A Trap in Soft Division was featured at San Francisco's Yerba Buena Center for the Arts from March 11 to May 29, 2016. At first sight the installation appeared to be set in a massive wooden box on the floor, but mirrors ultimately guided the viewer up to the museum's vaulted skylights – 18 of them, arranged in strips of 6, and each one transformed into a unique, slightly messy living room. Roughly half scale in size, each room was different but also clearly part of a pattern: one outside strip has rooms that are sparse and minimalist; the middle colorful and cluttered; the third a subtle combination of the others.

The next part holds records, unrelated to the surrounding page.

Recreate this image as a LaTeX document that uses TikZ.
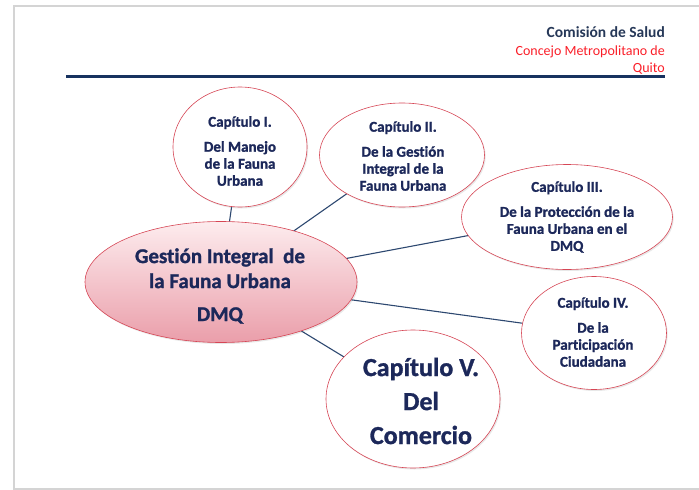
\documentclass[tikz,border=0pt]{standalone}
\usepackage{fontspec}
\setmainfont[Ligatures=NoCommon]{Carlito}
\newfontfamily\heavy[Ligatures=NoCommon,FakeBold=1.2]{Carlito Bold}
\usetikzlibrary{shapes.geometric,shadows,backgrounds}
\definecolor{navy}{RGB}{28,40,90}
\definecolor{rulec}{RGB}{23,50,95}
\definecolor{edgec}{RGB}{214,70,85}
\definecolor{connc}{RGB}{45,72,112}
\definecolor{hdrc}{RGB}{38,56,88}
\definecolor{redc}{RGB}{250,30,40}
\definecolor{framec}{RGB}{212,212,212}
\definecolor{pinktop}{RGB}{253,236,238}
\definecolor{pinkbot}{RGB}{234,158,170}
\begin{document}
\begin{tikzpicture}[x=1pt,y=-1pt,
  chap/.style={ellipse, draw=edgec, line width=0.6pt, fill=white, inner sep=0pt,
    drop shadow={shadow xshift=1.2pt, shadow yshift=-1.5pt, opacity=0.18}},
  hub/.style={ellipse, draw=edgec, line width=0.6pt, inner sep=0pt,
    top color=pinktop, bottom color=pinkbot,
    drop shadow={shadow xshift=1.2pt, shadow yshift=-1.5pt, opacity=0.18}},
  ctxt/.style={align=center, text=navy, font=\heavy\fontsize{15}{17}\selectfont, inner sep=0pt},
  conn/.style={draw=connc, line width=1.1pt},
  hdr/.style={anchor=base east, inner sep=0pt, font=\fontsize{14}{17}\selectfont}]
\useasboundingbox (0,0) rectangle (699,490);
% frame
\draw[framec, line width=1.6pt] (699,6) -- (14,6) -- (14,489) -- (699,489);
% header
\node[hdr, text=hdrc, font=\bfseries\fontsize{15.5}{17}\selectfont] (h1) at (665,37) {Comisión de Salud};
\node[hdr, text=redc] (h2) at (665,55) {Concejo Metropolitano de};
\node[hdr, text=redc] (h3) at (665,72) {Quito};
\draw[rulec, line width=3pt] (66,76) -- (665,76);
% ellipses
\node[hub, minimum width=272, minimum height=121] (m) at (221,282) {};
\node[chap, minimum width=134, minimum height=120] (c1) at (240,147) {};
\node[chap, minimum width=165, minimum height=104] (c2) at (402,155) {};
\node[chap, minimum width=211, minimum height=105] (c3) at (567,217) {};
\node[chap, minimum width=145, minimum height=113] (c4) at (594,333) {};
\node[chap, minimum width=174, minimum height=138] (c5) at (413,399) {};
% connectors
\begin{scope}[on background layer]
\draw[conn] (m.center) -- (c1.center);
\draw[conn] (m.center) -- (c2.center);
\draw[conn] (m.center) -- (c3.center);
\draw[conn] (m.center) -- (c4.center);
\draw[conn] (m.center) -- (c5.center);
\end{scope}
% texts
\node[ctxt, font=\heavy\fontsize{21}{25}\selectfont] (mt) at (220,286) {Gestión Integral~ de\\la Fauna Urbana\\[8pt]DMQ};
\node[ctxt] (t1) at (240,151) {Capítulo I.\\[8pt]Del Manejo\\de la Fauna\\Urbana};
\node[ctxt] (t2) at (403,156) {Capítulo II.\\[8pt]De la Gestión\\Integral de la\\Fauna Urbana};
\node[ctxt] (t3) at (567,217) {Capítulo III.\\[8pt]De la Protección de la\\Fauna Urbana en el\\DMQ};
\node[ctxt] (t4) at (593,332) {Capítulo IV.\\[8pt]De la\\Participación\\Ciudadana};
\node[ctxt, font=\heavy\fontsize{26}{34}\selectfont] (t5) at (421,401) {Capítulo V.\\Del\\Comercio};
\end{tikzpicture}
\end{document}
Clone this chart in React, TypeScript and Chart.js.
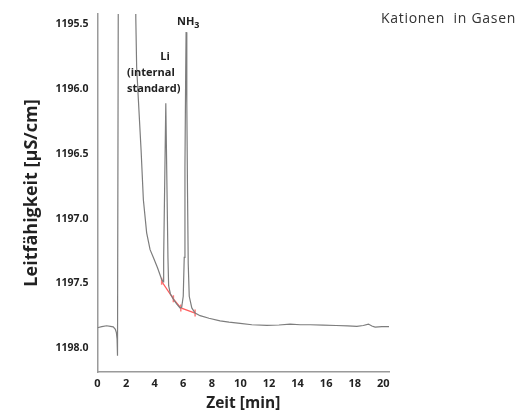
import React, { useEffect, useRef } from "react";
import { Chart, registerables } from "chart.js";

Chart.register(...registerables);

// Main conductivity trace
const times: number[] = [
  0.0, 0.3, 0.64, 0.9, 1.1, 1.25, 1.32, 1.37, 1.39, 1.41,
  1.46, 2.0, 2.66, 2.68, 2.74, 2.86, 3.05, 3.21, 3.44, 3.68, 3.91, 4.2, 4.49, 4.6,
  4.63, 4.7, 4.78, 4.86, 4.93, 4.98, 5.1, 5.35, 5.55, 5.78, 5.89,
  6.0, 6.07, 6.12, 6.17, 6.2, 6.25, 6.3, 6.35, 6.42, 6.6, 6.83,
  7.18, 7.8, 8.58, 9.2, 9.98, 10.8, 11.85, 12.7, 13.48, 14.2, 14.88, 15.8,
  16.7, 17.5, 18.15, 18.6, 18.96, 19.2, 19.43, 19.9, 20.41,
];
const conductivity: number[] = [
  1197.843, 1197.835, 1197.828, 1197.832, 1197.836, 1197.855, 1197.88, 1197.93, 1198.0, 1198.06,
  1195.0, 1193.0, 1195.2, 1195.45, 1195.83, 1196.08, 1196.47, 1196.855, 1197.11, 1197.24, 1197.3, 1197.38, 1197.47, 1197.49,
  1197.3, 1196.75, 1196.11, 1196.75, 1197.3, 1197.52, 1197.58, 1197.63, 1197.66, 1197.69, 1197.685,
  1197.6, 1197.3, 1196.6, 1195.9, 1195.56, 1196.1, 1196.8, 1197.35, 1197.6, 1197.69, 1197.73,
  1197.75, 1197.77, 1197.79, 1197.8, 1197.81, 1197.82, 1197.825, 1197.822, 1197.815, 1197.82, 1197.82, 1197.823,
  1197.826, 1197.828, 1197.832, 1197.826, 1197.815, 1197.83, 1197.838, 1197.835, 1197.835,
];

// Integration baseline (red)
const baseTimes: number[] = [4.49, 5.31, 5.83, 6.83];
const baseValues: number[] = [1197.485, 1197.62, 1197.69, 1197.73];

const xTicks: number[] = [0, 2, 4, 6, 8, 10, 12, 14, 16, 18, 20];
const yTicks: number[] = [
  1195.5, 1195.75, 1196.0, 1196.25, 1196.5, 1196.75, 1197.0, 1197.25, 1197.5, 1197.75, 1198.0,
];
const yLabelled: number[] = [1195.5, 1196.0, 1196.5, 1197.0, 1197.5, 1198.0];

const FONT = "'Open Sans', sans-serif";

const labelsPlugin = {
  id: "peakLabels",
  afterDraw(chart: any) {
    const ctx = chart.ctx;
    ctx.save();
    ctx.fillStyle = "#222";
    ctx.textBaseline = "middle";
    ctx.font = `bold 11px ${FONT}`;
    ctx.textAlign = "center";
    ctx.fillText("Li", 165, 57);
    ctx.textAlign = "left";
    ctx.fillText("(internal", 127, 73);
    ctx.fillText("standard)", 127, 89);
    ctx.fillText("NH", 177, 22);
    const w = ctx.measureText("NH").width;
    ctx.font = `bold 9px ${FONT}`;
    ctx.fillText("3", 177 + w, 25);
    ctx.font = `14px ${FONT}`;
    (ctx as any).letterSpacing = "0.7px";
    ctx.fillStyle = "#333";
    ctx.textAlign = "left";
    ctx.fillText("Kationen  in Gasen", 381, 19);
    ctx.restore();
  },
};

export default function App() {
  const ref = useRef<HTMLCanvasElement | null>(null);
  useEffect(() => {
    if (!ref.current) return;
    const chart = new Chart(ref.current, {
      type: "line",
      data: {
        datasets: [
          {
            data: times.map((t, i) => ({ x: t, y: conductivity[i] })),
            borderColor: "#7d7d7d",
            borderWidth: 1.2,
            pointRadius: 0,
            tension: 0,
          },
          {
            data: baseTimes.map((t, i) => ({ x: t, y: baseValues[i] })),
            borderColor: "#ff5c5c",
            borderWidth: 1.2,
            pointStyle: "line",
            rotation: 90,
            pointRadius: 3.5,
            pointBorderColor: "#ff7a7a",
            pointBorderWidth: 1.5,
            tension: 0,
          },
        ],
      },
      options: {
        responsive: false,
        animation: false,
        layout: { padding: { top: 14, right: 133, left: 0, bottom: 0 } },
        plugins: { legend: { display: false }, tooltip: { enabled: false } },
        scales: {
          x: {
            type: "linear",
            min: 0,
            max: 20.4,
            grid: { display: false, drawTicks: true, tickLength: 4, color: "#666" },
            border: { display: true, color: "#9a9a9a", width: 1.5 },
            afterBuildTicks: (s: any) => {
              s.ticks = xTicks.map((v) => ({ value: v }));
            },
            afterFit: (s: any) => {
              s.height = 41;
            },
            ticks: {
              font: { family: FONT, size: 11, weight: "bold" },
              color: "#222",
              padding: 1,
              maxRotation: 0,
              autoSkip: false,
            },
            title: {
              display: true,
              text: "Zeit [min]",
              font: { family: FONT, size: 15.5, weight: "bold" },
              color: "#222",
              padding: { top: 0, bottom: 0 },
            },
          },
          y: {
            type: "linear",
            reverse: true,
            min: 1195.42,
            max: 1198.185,
            grid: { display: false, drawTicks: true, tickLength: 4, color: "#666" },
            border: { display: true, color: "#9a9a9a", width: 1.5 },
            afterBuildTicks: (s: any) => {
              s.ticks = yTicks.map((v) => ({ value: v }));
            },
            afterFit: (s: any) => {
              s.width = 97.5;
            },
            ticks: {
              font: { family: FONT, size: 10.5, weight: "bold" },
              color: "#222",
              padding: 5,
              autoSkip: false,
              callback: (v: any) =>
                yLabelled.some((l) => Math.abs(l - Number(v)) < 1e-6) ? Number(v).toFixed(1) : "",
            },
            title: {
              display: true,
              text: "Leitfähigkeit [µS/cm]",
              font: { family: FONT, size: 18, weight: "bold" },
              color: "#222",
              padding: { top: 21, bottom: 0 },
            },
          },
        },
      },
      plugins: [labelsPlugin],
    } as any);
    return () => chart.destroy();
  }, []);
  return (
    <div style={{ position: "absolute", left: 0, top: 0, width: 522, height: 413, background: "#fff" }}>
      <canvas ref={ref} width={522} height={413} style={{ display: "block" }} />
    </div>
  );
}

Artcritical wrote that the work "speaks to cultural standardization that begins in tract housing and apartment blocks and proceeds into the minutiae of our lives" but added that Golden believes that the recognition of such sameness can spark a positive shared experience among viewers.

Despite a relatively brief run (September 12 – October 25, 2015) at New York's Canada Gallery, A Fall of Corners attracted enthusiastic acclaim from art critics: Design Milk called it "thrilling"; Hyperallergic called it "mesmerizing" and "like magic"; and The New York Times described it as "a spectacular, topsy-turvy fun house", concluding that "Whatever it is, it's pretty exciting". In the compressed space of the gallery, fully furnished rooms sprouted out from every wall, with all of them reflected in mirrors on the floor, "so the rooms seem infinite but also give the impression of fragility, as if everything could fall at any minute". The dizzying effect was compounded by shifting lights and video projections of rushing clouds on the ceiling and floor, all accompanied by "atonal, slightly ominous music". Various "Missing Pieces" were exhibited elsewhere: Missing Pieces From A Fall of Corners #4 was shown at the 2016 Frieze Art Fair where it made the GQ list of "10 most Instagrammed artworks".

Her first solo museum exhibition, The Flat Side of the Knife, was organized by Mia Locks at the Museum of Modern Art PS1 in New York, and was accompanied by a catalogue of the same title distributed by D.A.P. The work filled the height of the museum's two-story Duplex Gallery and created extra space and levels by reflective surfaces, hidden platforms, and "Escheresque chambers". Three separate viewing stations were built into the work: on the lowest level was Golden's personal favorite, "a beat-up plaid couch that she drove in from her home town in Michigan". The Flat Side of the Knife stayed in exhibition from October 26, 2014, through September 1, 2015. It was Golden's largest work to that date, and the first for which she had to build a scale model. Artforum called it her "tour de force". Golden built a modified version of the work for the international exhibition Overpop (2016) at the Yuz Museum in Shanghai.

Golden's earlier works have been exhibited at the Museum of Contemporary Art, Los Angeles, the SculptureCenter in New York, and the 2014 Hammer Museum Biennial, Made in L.A.